= Given data =
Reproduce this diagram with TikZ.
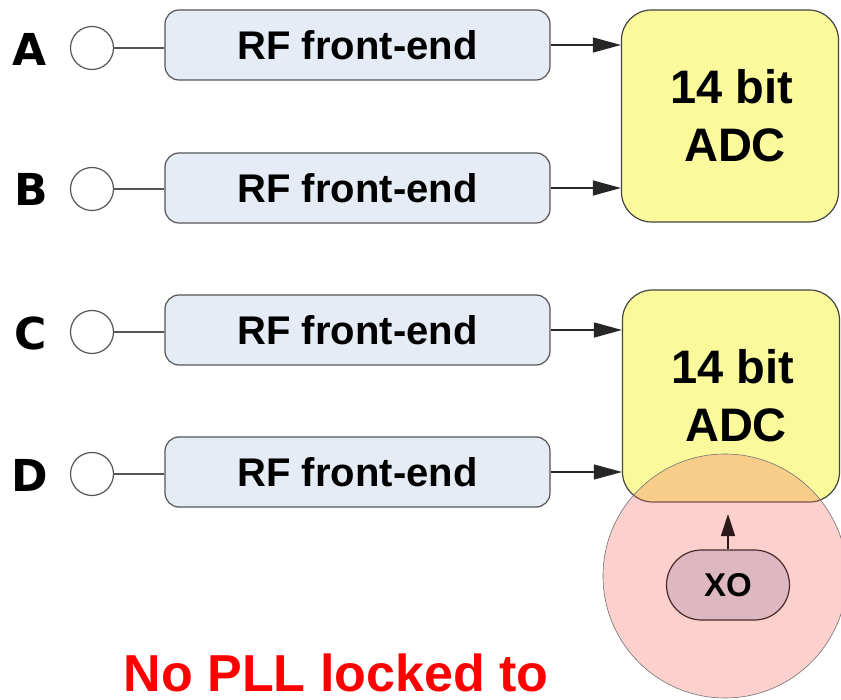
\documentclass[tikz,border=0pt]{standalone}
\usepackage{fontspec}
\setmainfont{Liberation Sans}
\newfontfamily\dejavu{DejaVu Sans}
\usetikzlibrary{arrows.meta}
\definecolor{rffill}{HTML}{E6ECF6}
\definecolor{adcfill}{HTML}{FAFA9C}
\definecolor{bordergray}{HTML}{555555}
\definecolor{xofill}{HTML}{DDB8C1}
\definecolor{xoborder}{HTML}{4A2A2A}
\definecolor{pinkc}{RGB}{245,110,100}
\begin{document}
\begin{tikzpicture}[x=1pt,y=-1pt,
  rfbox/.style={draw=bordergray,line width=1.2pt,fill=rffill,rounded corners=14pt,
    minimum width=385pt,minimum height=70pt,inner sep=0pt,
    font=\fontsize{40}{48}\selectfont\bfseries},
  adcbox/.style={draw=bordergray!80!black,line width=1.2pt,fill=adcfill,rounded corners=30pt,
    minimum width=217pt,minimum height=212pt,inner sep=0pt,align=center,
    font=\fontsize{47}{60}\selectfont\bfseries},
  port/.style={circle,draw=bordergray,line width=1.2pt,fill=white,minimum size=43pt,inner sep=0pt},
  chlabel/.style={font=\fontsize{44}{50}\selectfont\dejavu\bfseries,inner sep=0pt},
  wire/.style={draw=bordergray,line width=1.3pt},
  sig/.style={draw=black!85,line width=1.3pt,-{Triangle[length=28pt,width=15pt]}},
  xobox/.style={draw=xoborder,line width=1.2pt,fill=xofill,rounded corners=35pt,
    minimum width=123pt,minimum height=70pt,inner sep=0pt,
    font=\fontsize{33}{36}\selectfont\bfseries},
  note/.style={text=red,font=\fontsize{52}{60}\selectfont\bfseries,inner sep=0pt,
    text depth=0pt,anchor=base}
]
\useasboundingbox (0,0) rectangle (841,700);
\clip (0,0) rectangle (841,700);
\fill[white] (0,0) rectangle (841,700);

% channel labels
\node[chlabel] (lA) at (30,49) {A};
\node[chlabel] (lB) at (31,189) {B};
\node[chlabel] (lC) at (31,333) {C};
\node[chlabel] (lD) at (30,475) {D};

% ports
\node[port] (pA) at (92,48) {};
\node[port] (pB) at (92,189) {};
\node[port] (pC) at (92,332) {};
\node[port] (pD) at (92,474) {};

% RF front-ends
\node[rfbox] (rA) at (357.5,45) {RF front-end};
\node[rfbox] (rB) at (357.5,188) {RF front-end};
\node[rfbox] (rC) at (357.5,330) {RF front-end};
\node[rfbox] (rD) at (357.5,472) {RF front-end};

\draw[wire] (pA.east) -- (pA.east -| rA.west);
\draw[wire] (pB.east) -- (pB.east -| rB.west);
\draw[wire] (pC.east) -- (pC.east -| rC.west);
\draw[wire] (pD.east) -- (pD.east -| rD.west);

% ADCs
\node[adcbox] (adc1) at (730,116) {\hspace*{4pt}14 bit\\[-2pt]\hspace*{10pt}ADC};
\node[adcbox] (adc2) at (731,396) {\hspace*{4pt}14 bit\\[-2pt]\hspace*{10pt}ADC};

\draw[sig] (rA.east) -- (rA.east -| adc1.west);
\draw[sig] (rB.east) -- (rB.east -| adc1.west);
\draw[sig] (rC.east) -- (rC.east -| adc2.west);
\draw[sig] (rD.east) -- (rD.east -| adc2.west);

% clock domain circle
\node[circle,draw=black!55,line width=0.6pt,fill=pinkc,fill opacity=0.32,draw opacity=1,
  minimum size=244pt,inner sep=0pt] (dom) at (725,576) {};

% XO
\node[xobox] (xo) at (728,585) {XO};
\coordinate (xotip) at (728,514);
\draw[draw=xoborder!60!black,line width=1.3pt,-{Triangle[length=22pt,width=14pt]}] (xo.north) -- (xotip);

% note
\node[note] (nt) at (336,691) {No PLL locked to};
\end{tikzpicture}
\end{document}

= Exercise directions =
Every line should be retyped exactly, with the pictures omitted.

= The solution =
Reproduce this diagram with TikZ.
\documentclass[tikz,border=0pt]{standalone}
\usepackage{fontspec}
\setmainfont{Liberation Sans}
\newfontfamily\dejavu{DejaVu Sans}
\usetikzlibrary{arrows.meta}
\definecolor{rffill}{HTML}{E6ECF6}
\definecolor{adcfill}{HTML}{FAFA9C}
\definecolor{bordergray}{HTML}{555555}
\definecolor{xofill}{HTML}{DDB8C1}
\definecolor{xoborder}{HTML}{4A2A2A}
\definecolor{pinkc}{RGB}{245,110,100}
\begin{document}
\begin{tikzpicture}[x=1pt,y=-1pt,
  rfbox/.style={draw=bordergray,line width=1.2pt,fill=rffill,rounded corners=14pt,
    minimum width=385pt,minimum height=70pt,inner sep=0pt,
    font=\fontsize{40}{48}\selectfont\bfseries},
  adcbox/.style={draw=bordergray!80!black,line width=1.2pt,fill=adcfill,rounded corners=30pt,
    minimum width=217pt,minimum height=212pt,inner sep=0pt,align=center,
    font=\fontsize{47}{60}\selectfont\bfseries},
  port/.style={circle,draw=bordergray,line width=1.2pt,fill=white,minimum size=43pt,inner sep=0pt},
  chlabel/.style={font=\fontsize{44}{50}\selectfont\dejavu\bfseries,inner sep=0pt},
  wire/.style={draw=bordergray,line width=1.3pt},
  sig/.style={draw=black!85,line width=1.3pt,-{Triangle[length=28pt,width=15pt]}},
  xobox/.style={draw=xoborder,line width=1.2pt,fill=xofill,rounded corners=35pt,
    minimum width=123pt,minimum height=70pt,inner sep=0pt,
    font=\fontsize{33}{36}\selectfont\bfseries},
  note/.style={text=red,font=\fontsize{52}{60}\selectfont\bfseries,inner sep=0pt,
    text depth=0pt,anchor=base}
]
\useasboundingbox (0,0) rectangle (841,700);
\clip (0,0) rectangle (841,700);
\fill[white] (0,0) rectangle (841,700);

% channel labels
\node[chlabel] (lA) at (30,49) {A};
\node[chlabel] (lB) at (31,189) {B};
\node[chlabel] (lC) at (31,333) {C};
\node[chlabel] (lD) at (30,475) {D};

% ports
\node[port] (pA) at (92,48) {};
\node[port] (pB) at (92,189) {};
\node[port] (pC) at (92,332) {};
\node[port] (pD) at (92,474) {};

% RF front-ends
\node[rfbox] (rA) at (357.5,45) {RF front-end};
\node[rfbox] (rB) at (357.5,188) {RF front-end};
\node[rfbox] (rC) at (357.5,330) {RF front-end};
\node[rfbox] (rD) at (357.5,472) {RF front-end};

\draw[wire] (pA.east) -- (pA.east -| rA.west);
\draw[wire] (pB.east) -- (pB.east -| rB.west);
\draw[wire] (pC.east) -- (pC.east -| rC.west);
\draw[wire] (pD.east) -- (pD.east -| rD.west);

% ADCs
\node[adcbox] (adc1) at (730,116) {\hspace*{4pt}14 bit\\[-2pt]\hspace*{10pt}ADC};
\node[adcbox] (adc2) at (731,396) {\hspace*{4pt}14 bit\\[-2pt]\hspace*{10pt}ADC};

\draw[sig] (rA.east) -- (rA.east -| adc1.west);
\draw[sig] (rB.east) -- (rB.east -| adc1.west);
\draw[sig] (rC.east) -- (rC.east -| adc2.west);
\draw[sig] (rD.east) -- (rD.east -| adc2.west);

% clock domain circle
\node[circle,draw=black!55,line width=0.6pt,fill=pinkc,fill opacity=0.32,draw opacity=1,
  minimum size=244pt,inner sep=0pt] (dom) at (725,576) {};

% XO
\node[xobox] (xo) at (728,585) {XO};
\coordinate (xotip) at (728,514);
\draw[draw=xoborder!60!black,line width=1.3pt,-{Triangle[length=22pt,width=14pt]}] (xo.north) -- (xotip);

% note
\node[note] (nt) at (336,691) {No PLL locked to};
\end{tikzpicture}
\end{document}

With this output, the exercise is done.